Entries with chart source code:

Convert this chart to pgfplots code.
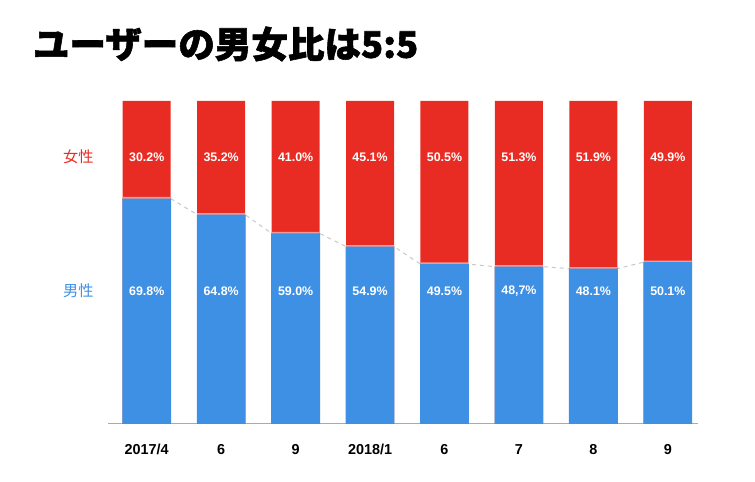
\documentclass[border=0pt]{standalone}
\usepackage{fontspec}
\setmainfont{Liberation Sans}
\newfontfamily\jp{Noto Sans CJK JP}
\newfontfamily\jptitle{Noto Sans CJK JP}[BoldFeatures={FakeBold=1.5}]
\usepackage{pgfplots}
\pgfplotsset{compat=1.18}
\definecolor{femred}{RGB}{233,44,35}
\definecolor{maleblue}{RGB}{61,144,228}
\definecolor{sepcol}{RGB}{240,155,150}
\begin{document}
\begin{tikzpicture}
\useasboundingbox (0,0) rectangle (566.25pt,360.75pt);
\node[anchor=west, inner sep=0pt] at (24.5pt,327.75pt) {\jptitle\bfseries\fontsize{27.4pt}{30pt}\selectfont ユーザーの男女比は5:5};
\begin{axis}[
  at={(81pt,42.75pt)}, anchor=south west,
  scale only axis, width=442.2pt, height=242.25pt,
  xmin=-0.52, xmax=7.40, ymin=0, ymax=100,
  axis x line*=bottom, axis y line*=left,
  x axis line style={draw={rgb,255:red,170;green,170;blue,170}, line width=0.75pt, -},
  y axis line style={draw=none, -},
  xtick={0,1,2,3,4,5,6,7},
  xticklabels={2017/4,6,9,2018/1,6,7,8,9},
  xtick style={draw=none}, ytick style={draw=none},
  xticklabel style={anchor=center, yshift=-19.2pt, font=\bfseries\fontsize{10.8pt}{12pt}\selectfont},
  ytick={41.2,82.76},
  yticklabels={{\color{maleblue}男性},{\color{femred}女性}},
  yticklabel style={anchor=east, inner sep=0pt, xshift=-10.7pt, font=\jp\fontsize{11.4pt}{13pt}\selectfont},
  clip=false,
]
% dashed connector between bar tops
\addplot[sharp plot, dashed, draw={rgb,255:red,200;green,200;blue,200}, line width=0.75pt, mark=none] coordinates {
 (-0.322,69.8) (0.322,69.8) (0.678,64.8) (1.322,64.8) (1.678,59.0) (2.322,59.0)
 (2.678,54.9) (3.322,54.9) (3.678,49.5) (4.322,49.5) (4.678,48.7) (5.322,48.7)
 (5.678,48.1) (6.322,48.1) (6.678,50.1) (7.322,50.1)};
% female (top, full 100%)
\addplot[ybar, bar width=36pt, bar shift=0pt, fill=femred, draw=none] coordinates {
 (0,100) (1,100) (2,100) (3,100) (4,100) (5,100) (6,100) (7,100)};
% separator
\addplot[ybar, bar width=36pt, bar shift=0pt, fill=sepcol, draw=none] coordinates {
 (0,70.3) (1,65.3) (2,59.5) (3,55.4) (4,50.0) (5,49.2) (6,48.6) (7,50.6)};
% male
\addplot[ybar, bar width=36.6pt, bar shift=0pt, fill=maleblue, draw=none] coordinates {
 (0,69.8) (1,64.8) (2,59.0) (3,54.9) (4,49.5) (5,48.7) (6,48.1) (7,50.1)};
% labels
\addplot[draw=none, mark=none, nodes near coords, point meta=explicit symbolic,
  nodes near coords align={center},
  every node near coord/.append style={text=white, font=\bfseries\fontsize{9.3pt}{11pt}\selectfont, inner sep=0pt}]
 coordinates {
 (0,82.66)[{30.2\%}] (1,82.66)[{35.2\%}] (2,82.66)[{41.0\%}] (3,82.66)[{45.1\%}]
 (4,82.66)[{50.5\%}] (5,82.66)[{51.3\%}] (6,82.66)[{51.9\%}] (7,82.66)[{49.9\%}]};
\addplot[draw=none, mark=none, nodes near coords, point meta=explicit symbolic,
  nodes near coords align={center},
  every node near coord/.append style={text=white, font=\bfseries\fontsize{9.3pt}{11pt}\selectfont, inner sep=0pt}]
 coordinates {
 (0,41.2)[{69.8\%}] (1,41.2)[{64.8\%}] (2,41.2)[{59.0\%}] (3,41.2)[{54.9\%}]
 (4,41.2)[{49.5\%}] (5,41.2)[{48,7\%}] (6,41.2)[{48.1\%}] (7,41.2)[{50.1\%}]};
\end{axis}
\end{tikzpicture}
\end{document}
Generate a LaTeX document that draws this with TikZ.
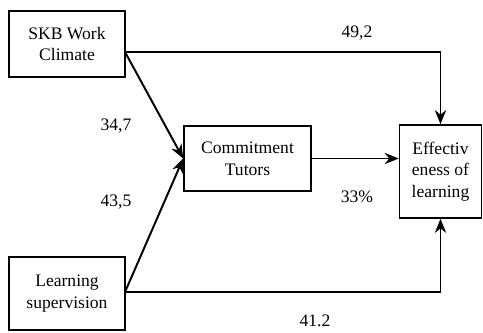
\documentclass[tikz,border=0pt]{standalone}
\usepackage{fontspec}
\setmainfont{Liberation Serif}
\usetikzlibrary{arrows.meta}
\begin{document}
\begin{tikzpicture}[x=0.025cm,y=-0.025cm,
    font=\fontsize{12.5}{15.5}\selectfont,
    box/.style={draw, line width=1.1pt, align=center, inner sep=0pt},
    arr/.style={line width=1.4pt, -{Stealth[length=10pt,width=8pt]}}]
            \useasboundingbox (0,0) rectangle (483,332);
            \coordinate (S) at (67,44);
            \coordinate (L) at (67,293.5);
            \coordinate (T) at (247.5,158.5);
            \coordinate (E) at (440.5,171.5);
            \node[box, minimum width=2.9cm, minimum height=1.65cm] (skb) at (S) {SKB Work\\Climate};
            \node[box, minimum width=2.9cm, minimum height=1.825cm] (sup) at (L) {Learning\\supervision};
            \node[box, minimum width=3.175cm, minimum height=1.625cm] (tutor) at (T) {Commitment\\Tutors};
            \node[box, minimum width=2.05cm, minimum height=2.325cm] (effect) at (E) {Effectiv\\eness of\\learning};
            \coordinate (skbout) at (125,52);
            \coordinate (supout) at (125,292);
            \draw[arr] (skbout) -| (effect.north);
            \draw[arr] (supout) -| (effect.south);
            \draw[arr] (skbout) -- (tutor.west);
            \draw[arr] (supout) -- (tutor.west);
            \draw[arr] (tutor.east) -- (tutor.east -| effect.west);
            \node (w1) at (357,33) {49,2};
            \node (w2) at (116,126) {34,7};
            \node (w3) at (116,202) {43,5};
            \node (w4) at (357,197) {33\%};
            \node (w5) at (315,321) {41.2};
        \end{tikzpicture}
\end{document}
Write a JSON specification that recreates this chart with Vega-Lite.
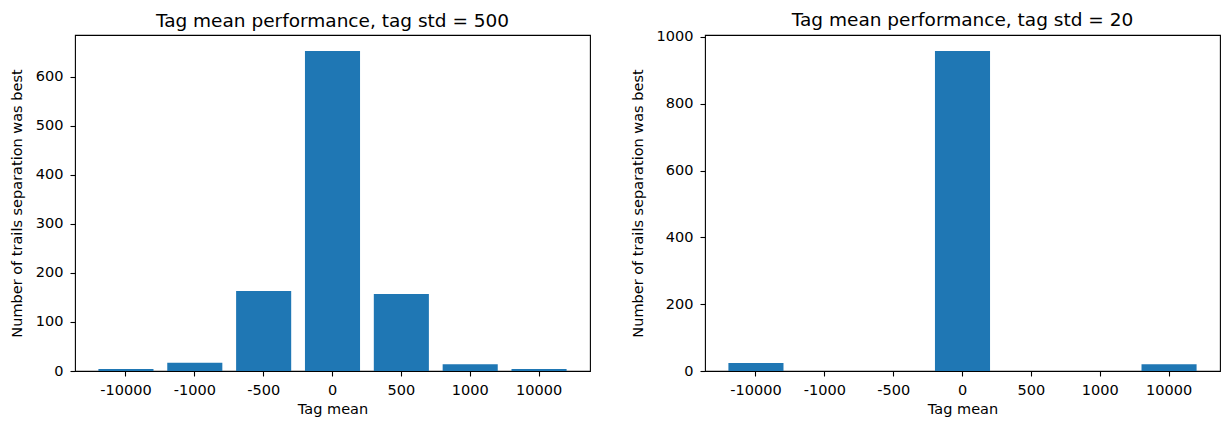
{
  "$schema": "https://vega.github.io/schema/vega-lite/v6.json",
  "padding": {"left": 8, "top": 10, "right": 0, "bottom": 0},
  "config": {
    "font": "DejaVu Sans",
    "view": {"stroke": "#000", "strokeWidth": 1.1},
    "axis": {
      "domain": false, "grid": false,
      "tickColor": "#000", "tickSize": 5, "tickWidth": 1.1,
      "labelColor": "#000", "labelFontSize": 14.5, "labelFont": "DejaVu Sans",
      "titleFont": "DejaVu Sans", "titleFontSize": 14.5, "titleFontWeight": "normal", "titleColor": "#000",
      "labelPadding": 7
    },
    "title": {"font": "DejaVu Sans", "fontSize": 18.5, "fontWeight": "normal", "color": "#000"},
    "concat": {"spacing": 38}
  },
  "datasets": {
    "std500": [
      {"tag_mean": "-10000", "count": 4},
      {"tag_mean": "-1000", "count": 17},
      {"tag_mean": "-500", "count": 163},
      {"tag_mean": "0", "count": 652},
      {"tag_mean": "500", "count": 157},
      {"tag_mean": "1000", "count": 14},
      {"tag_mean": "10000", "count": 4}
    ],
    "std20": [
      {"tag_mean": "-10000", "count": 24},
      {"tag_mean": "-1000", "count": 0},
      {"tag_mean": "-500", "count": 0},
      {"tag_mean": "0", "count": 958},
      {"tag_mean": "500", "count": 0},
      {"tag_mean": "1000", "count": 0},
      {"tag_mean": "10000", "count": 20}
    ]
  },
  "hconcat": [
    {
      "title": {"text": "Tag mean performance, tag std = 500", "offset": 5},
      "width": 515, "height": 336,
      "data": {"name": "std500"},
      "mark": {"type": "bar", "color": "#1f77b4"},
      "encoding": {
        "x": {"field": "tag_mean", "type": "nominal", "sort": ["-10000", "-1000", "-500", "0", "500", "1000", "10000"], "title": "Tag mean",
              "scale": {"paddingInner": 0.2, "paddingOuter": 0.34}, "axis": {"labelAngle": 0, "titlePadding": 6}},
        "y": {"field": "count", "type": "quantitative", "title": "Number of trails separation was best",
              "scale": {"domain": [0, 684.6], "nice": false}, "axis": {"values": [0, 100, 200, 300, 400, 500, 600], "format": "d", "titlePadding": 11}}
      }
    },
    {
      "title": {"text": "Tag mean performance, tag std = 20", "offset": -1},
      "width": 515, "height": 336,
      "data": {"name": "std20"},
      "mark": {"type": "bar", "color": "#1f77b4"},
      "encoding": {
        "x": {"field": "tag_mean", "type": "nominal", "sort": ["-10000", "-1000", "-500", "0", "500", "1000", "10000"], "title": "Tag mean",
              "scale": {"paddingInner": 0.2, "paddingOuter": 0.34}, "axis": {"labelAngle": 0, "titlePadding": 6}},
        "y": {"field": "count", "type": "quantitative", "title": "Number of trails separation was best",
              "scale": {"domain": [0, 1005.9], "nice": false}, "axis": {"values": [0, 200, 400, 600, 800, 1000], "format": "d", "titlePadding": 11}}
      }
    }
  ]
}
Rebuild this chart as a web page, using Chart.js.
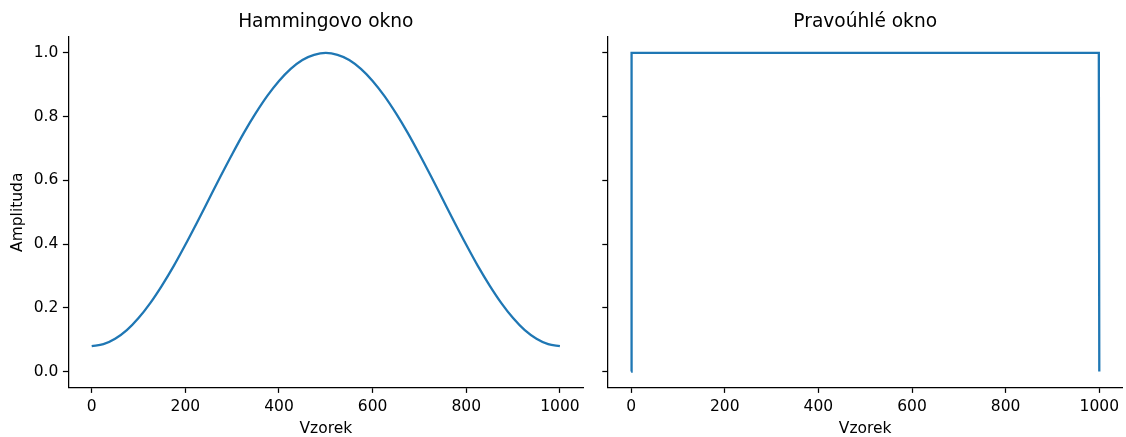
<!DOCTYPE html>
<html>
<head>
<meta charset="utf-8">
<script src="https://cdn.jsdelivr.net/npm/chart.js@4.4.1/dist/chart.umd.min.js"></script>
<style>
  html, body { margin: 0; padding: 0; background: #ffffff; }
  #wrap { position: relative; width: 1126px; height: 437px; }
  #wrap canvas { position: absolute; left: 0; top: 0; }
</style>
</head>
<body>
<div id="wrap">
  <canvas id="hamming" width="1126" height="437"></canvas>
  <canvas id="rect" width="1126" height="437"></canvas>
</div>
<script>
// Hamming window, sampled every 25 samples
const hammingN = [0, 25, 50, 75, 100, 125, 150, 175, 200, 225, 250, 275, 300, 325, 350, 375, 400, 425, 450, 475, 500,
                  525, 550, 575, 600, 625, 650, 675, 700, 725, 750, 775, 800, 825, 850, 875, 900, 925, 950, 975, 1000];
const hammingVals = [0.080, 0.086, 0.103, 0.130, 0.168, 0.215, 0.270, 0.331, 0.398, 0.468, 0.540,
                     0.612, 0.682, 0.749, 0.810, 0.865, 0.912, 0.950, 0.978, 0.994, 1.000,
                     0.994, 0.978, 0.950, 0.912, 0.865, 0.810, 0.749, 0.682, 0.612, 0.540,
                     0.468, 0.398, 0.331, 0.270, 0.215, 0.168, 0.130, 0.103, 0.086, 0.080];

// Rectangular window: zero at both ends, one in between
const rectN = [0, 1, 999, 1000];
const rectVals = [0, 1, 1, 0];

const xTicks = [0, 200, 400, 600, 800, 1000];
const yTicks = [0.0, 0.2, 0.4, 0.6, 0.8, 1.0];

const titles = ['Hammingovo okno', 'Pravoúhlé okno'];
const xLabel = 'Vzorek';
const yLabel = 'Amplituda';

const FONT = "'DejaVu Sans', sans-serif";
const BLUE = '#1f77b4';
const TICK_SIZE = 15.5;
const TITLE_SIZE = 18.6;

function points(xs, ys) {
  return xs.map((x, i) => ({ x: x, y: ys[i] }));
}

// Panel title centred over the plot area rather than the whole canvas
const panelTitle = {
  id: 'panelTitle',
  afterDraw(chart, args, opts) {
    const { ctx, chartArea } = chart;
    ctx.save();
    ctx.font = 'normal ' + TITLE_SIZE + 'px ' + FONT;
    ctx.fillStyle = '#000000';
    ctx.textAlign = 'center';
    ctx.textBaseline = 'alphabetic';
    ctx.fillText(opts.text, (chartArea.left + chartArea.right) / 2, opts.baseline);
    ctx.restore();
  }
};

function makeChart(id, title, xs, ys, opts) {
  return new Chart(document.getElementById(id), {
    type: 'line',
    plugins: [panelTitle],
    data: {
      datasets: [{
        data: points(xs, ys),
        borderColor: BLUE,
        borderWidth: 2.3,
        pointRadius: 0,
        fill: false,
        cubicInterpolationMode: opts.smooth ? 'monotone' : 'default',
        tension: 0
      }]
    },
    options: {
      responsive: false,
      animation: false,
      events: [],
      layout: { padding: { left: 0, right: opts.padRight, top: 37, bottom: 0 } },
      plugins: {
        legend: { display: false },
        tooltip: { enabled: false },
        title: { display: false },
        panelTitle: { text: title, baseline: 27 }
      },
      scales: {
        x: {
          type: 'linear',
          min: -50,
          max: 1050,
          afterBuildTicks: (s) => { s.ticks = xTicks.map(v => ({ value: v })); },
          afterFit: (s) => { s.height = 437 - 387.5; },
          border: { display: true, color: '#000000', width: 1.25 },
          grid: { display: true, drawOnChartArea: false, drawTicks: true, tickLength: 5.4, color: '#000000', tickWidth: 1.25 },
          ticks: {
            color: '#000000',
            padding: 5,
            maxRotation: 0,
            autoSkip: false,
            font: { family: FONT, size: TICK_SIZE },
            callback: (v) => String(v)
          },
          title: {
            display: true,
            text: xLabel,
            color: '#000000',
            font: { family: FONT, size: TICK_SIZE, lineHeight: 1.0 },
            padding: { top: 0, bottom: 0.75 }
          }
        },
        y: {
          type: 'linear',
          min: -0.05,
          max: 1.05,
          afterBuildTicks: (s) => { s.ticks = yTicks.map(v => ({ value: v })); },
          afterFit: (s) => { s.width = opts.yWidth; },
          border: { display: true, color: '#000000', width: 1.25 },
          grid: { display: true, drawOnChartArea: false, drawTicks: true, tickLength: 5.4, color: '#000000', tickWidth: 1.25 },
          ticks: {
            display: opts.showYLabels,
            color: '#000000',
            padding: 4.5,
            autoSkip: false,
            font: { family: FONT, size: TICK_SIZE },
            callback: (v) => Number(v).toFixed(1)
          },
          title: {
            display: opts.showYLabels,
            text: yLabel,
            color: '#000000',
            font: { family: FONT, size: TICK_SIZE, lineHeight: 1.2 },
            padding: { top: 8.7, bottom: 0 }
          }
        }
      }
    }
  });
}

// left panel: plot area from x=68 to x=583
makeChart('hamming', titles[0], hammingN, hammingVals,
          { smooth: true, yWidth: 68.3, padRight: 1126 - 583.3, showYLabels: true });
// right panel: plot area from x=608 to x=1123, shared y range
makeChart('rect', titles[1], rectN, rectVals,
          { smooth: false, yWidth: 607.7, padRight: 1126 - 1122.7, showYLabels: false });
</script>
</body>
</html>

### CHALLENGE
Where a line holds "that", copy it out.

### THE RESULT
Generate a LaTeX document that draws this with TikZ.
Write a JSON specification that recreates this chart with Vega-Lite.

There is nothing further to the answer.